O que precisamos é de entender a Lei de causalidade e suprimir o regramento minuncioso da vida do indivíduo.
E isso pressupõe alguém que está disposto a aprender a aprender, e não obedecer.
Veja que até a regra de ouro comporta exceção.

celsolungaretti disse...

Caro SF,

a tirania social sistêmica (há outras relacionadas com religião, racismo, costumes, et.) havida ao longo dos últimos milênios consiste na concepção social de como acumular riquezas segregando quem as produziu.

A acumulação da riqueza material, quando ainda não era expressa substancialmente em valor (antes do escambo), causou a escravismo direto, e era obtida pela força de grupos dominantes que escravizavam os seus semelhantes e os subjugavam à produção social. Assim, se passou a ter grandes domínios territoriais (sem o conceito jurídico de propriedade que veio depois, mas algo similar) e sociais somente possível com a escravização segregacionista de parte da população.

A acumulação da riqueza abstrata propiciou a acumulação a riqueza monetária, o entesouramento, e assim se tornou possível uma grande acúmulo de mercadorias expressas na mercadoria dinheiro (que representa valor por sua vez presumivelmente expresso em horas de tempo-valor, o trabalho abstrato), sem prejuízo da riqueza em mercadorias outras, como propriedade.

Quando se propõe a superação da forma valor (dinheiro e mercadorias), e quando já não mais seria possível a acumulação em dinheiro, e acumulação via domínio territorial e de meios de produção nas mãos de quem quer que seja já não seria tão fácil. O que propomos é uma coletividade com ordenamento jurídico horizontalizado, sem a ideia de poder vertical, que coíba a tirania.
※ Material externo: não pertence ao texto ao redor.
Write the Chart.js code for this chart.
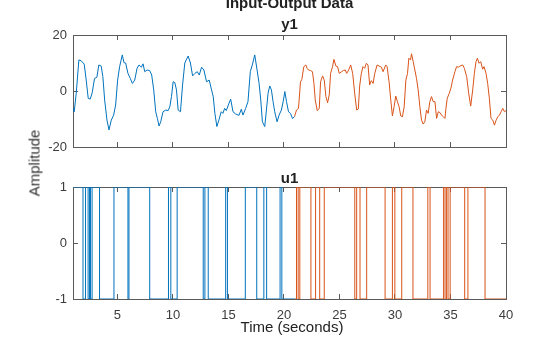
<!DOCTYPE html>
<html><head><meta charset="utf-8">
<script src="https://cdn.jsdelivr.net/npm/chart.js@4/dist/chart.umd.min.js"></script>
<style>
html,body{margin:0;padding:0;background:#fff;}
#wrap{position:relative;width:560px;height:337px;overflow:hidden;font-family:"Liberation Sans",Arial,Helvetica,sans-serif;}
canvas{position:absolute;left:0;}
.t{position:absolute;white-space:nowrap;line-height:15px;font-size:15px;color:#222;}
.b{font-weight:bold;}
</style></head><body>
<div id="wrap">
<canvas id="c1" width="560" height="166" style="top:0;width:560px;height:166px"></canvas>
<canvas id="c2" width="560" height="177" style="top:161px;width:560px;height:177px"></canvas>
<div class="t b" style="left:289.5px;top:-5px;transform:translateX(-50%)">Input-Output Data</div>
<div class="t b" style="left:289.5px;top:16px;transform:translateX(-50%)">y1</div>
<div class="t b" style="left:289.5px;top:170px;transform:translateX(-50%)">u1</div>
<div class="t" style="left:292px;top:319px;transform:translateX(-50%)">Time (seconds)</div>
<div class="t" style="left:34px;top:162.5px;transform:translate(-50%,-50%) rotate(-90deg);color:#333">Amplitude</div>
</div>
<script>
// ---- data ----
const xTicks = [5, 10, 15, 20, 25, 30, 35, 40];
const yTicksOut = [-20, 0, 20];
const yTicksIn = [-1, 0, 1];

// output y1, experiment 1 (blue)
const tOut1 = [1.0,1.11,1.29,1.53,1.74,2.01,2.19,2.37,2.55,2.73,2.94,3.15,3.33,3.54,3.69,3.85,4.06,4.24,4.45,4.66,4.84,5.02,5.20,5.44,5.59,5.74,5.95,6.16,6.35,6.56,6.77,6.95,7.16,7.31,7.46,7.67,7.91,8.09,8.27,8.45,8.60,8.75,8.90,9.11,9.36,9.57,9.72,9.87,10.02,10.17,10.32,10.47,10.68,10.86,11.07,11.37,11.58,11.77,11.98,12.19,12.37,12.58,12.79,13.03,13.27,13.48,13.63,13.78,13.96,14.14,14.35,14.50,14.66,14.81,14.99,15.20,15.41,15.65,15.95,16.16,16.31,16.55,16.76,16.97,17.15,17.37,17.58,17.76,17.91,18.06,18.27,18.42,18.57,18.72,18.87,19.02,19.17,19.38,19.56,19.77,19.93,20.08,20.23,20.41,20.59,20.77,20.95];
const yOut1 = [-6.2,-7.4,-0.8,11.1,10.8,9.6,3.9,-2.6,-2.9,-0.6,4.5,4.9,9.3,8.9,5.1,-3.2,-10.4,-13.9,-10.4,-8.6,-5.0,3.9,8.7,12.9,10.1,10.0,6.3,4.5,2.7,3.9,8.1,9.3,8.5,9.7,6.9,7.5,7.3,5.7,0.4,-7.4,-9.8,-12.5,-11.0,-7.4,-6.8,-7.0,-5.6,-2.0,3.3,3.0,0.4,-6.8,-7.4,1.8,10.0,12.5,10.0,5.4,6.3,6.9,5.7,8.5,7.5,3.3,3.9,0.4,-2.0,-8.0,-12.7,-10.4,-7.4,-8.0,-6.2,-7.0,-5.0,-2.9,-7.4,-8.2,-8.7,-6.5,-8.6,-6.2,-3.8,6.9,9.3,12.9,7.5,2.7,-3.2,-11.0,-12.7,-6.8,-0.8,1.8,0.4,-3.8,-7.4,-11.0,-8.6,-6.8,-3.8,-0.2,-3.8,-7.4,-8.0,-9.8,-9.2];

// output y1, experiment 2 (orange)
const tOut2 = [20.95,21.13,21.31,21.49,21.61,21.79,21.97,22.09,22.21,22.39,22.57,22.70,22.82,23.00,23.18,23.30,23.48,23.63,23.78,23.93,24.08,24.20,24.38,24.50,24.68,24.83,24.98,25.19,25.35,25.53,25.65,25.83,26.01,26.19,26.37,26.55,26.70,26.82,26.97,27.12,27.27,27.42,27.57,27.72,27.87,28.03,28.18,28.39,28.57,28.78,28.93,29.17,29.29,29.47,29.62,29.77,29.92,30.07,30.22,30.37,30.52,30.67,30.83,30.98,31.13,31.25,31.40,31.49,31.64,31.79,31.94,32.09,32.24,32.39,32.54,32.69,32.84,32.99,33.14,33.29,33.44,33.60,33.75,33.90,34.05,34.20,34.35,34.50,34.59,34.71,34.89,35.04,35.19,35.40,35.55,35.70,35.85,36.10,36.25,36.46,36.64,36.82,37.00,37.15,37.30,37.42,37.57,37.72,37.90,38.02,38.20,38.35,38.50,38.65,38.81,38.96,39.11,39.26,39.41,39.56,39.71,39.86,40.0];
const yOut2 = [-9.2,-6.8,-6.2,3.3,4.1,8.7,9.3,8.1,7.5,7.3,6.9,2.7,-3.2,-7.0,-6.2,3.3,5.4,3.9,-2.0,-4.2,-1.4,6.3,8.7,11.3,8.9,8.7,6.3,6.9,7.3,7.5,6.3,7.5,9.3,6.3,-0.8,-6.8,-6.4,1.8,6.3,8.7,8.1,9.9,9.3,2.2,3.7,2.7,6.3,9.3,8.9,8.5,6.9,9.3,8.7,3.3,-3.2,-8.9,-5.6,-1.8,-3.8,-5.6,-8.9,-9.2,-5.6,3.9,6.3,11.7,11.1,13.3,10.5,7.5,4.5,0.4,-5.6,-10.4,-11.8,-11.0,-6.8,-8.0,-3.8,-2.0,-3.8,-3.8,-9.8,-7.4,-7.7,-8.6,-9.2,-9.8,-6.2,-2.6,-0.8,1.0,3.9,6.9,8.7,8.5,8.9,9.3,8.1,5.1,-0.8,-5.4,0.4,6.3,10.5,11.7,9.9,10.5,7.8,8.7,6.3,2.7,-2.6,-9.8,-10.4,-12.2,-10.4,-9.2,-8.6,-7.4,-6.2,-7.4,-7.0];

// input u1: switching times and the level held from each time on
const tIn1 = [1,1.90,2.13,2.36,2.49,2.58,2.72,3.39,4.69,5.95,6.04,7.91,9.60,9.81,10.38,12.73,12.88,13.18,14.75,14.91,16.52,17.55,18.19,18.44,19.65,19.81,21.0];
const uIn1 = [1,-1,1,-1,1,-1,1,-1,1,-1,1,-1,1,-1,1,-1,1,-1,1,-1,1,-1,1,-1,1,-1,-1];
const tIn2 = [21.0,21.13,21.28,21.43,22.43,22.85,23.22,23.63,26.38,26.55,26.85,27.45,29.11,29.77,29.99,30.61,31.62,32.96,33.16,34.38,34.51,34.65,34.78,34.97,36.28,36.57,38.11,40.0];
const uIn2 = [-1,1,-1,1,-1,1,-1,1,-1,1,-1,1,-1,1,-1,1,-1,1,-1,1,-1,1,-1,1,-1,1,-1,-1];

// ---- styles ----
const BLUE = '#0072BD', ORANGE = '#D95319';
const AXIS = '#5a5a5a', TICKTXT = '#3c3c3c';
const FAM = '"Liberation Sans", Arial, Helvetica, sans-serif';

const pts = (t, v) => t.map((x, i) => ({x: x, y: v[i]}));

function gridOpts(){ return {drawOnChartArea:false, drawTicks:true, tickLength:-5, color:AXIS, lineWidth:1}; }
function border(){ return {display:true, color:AXIS, width:1}; }

function makeChart(id, dsets, yMin, yMax, yTicks, showX, padTop, xH){
  return new Chart(document.getElementById(id), {
    type:'line',
    data:{datasets:dsets},
    options:{
      responsive:false, animation:false, devicePixelRatio:1,
      layout:{autoPadding:false, padding:{top:padTop, left:0, right:54, bottom:0}},
      plugins:{legend:{display:false}, tooltip:{enabled:false}, title:{display:false}},
      elements:{point:{radius:0}, line:{borderWidth:1, tension:0}},
      scales:{
        x:{type:'linear', position:'bottom', min:1, max:40,
           afterBuildTicks:s=>{s.ticks = xTicks.map(v=>({value:v}));},
           ticks:{display:true, color:showX ? TICKTXT : 'rgba(0,0,0,0)', font:{size:13, family:FAM}, padding:14, maxRotation:0, autoSkip:false},
           grid:gridOpts(), border:border(), afterFit:s=>{s.height = xH;}},
        x2:{type:'linear', position:'top', min:1, max:40,
           afterBuildTicks:s=>{s.ticks = xTicks.map(v=>({value:v}));},
           ticks:{display:false}, grid:gridOpts(), border:border(), afterFit:s=>{s.height = 0;}},
        y:{type:'linear', position:'left', min:yMin, max:yMax,
           afterBuildTicks:s=>{s.ticks = yTicks.map(v=>({value:v}));},
           ticks:{color:TICKTXT, font:{size:13, family:FAM}, padding:11},
           grid:gridOpts(), border:border(), afterFit:s=>{s.width = 73;}},
        y2:{type:'linear', position:'right', min:yMin, max:yMax,
           afterBuildTicks:s=>{s.ticks = yTicks.map(v=>({value:v}));},
           ticks:{display:false}, grid:gridOpts(), border:border(), afterFit:s=>{s.width = 0;}}
      }
    }
  });
}

makeChart('c1', [
  {data:pts(tOut1, yOut1), borderColor:BLUE, fill:false},
  {data:pts(tOut2, yOut2), borderColor:ORANGE, fill:false}
], -20, 20, yTicksOut, false, 35, 19);

makeChart('c2', [
  {data:pts(tIn1, uIn1), borderColor:BLUE, fill:false, stepped:'before'},
  {data:pts(tIn2, uIn2), borderColor:ORANGE, fill:false, stepped:'before'}
], -1, 1, yTicksIn, true, 26, 39);
</script>
</body></html>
Sob tal ordem a criação de oligarquias de dominação confrontaria com o consenso geral de socialização da riqueza, que voltaria a ser meramente material e compartilhada, e assim seria mais fácil de ser eliminada, quando se tentasse a sua constituição.

Isto não quer dizer que a vida social estaria imune a problemas outros ainda presentes na
segunda natureza humana, com todas as suas mazelas.

Acredito que assim teríamos resolvido os problemas sociais básicos, e ecológicos também.

Um abração e grato pela constante leitura. Dalton Rosado.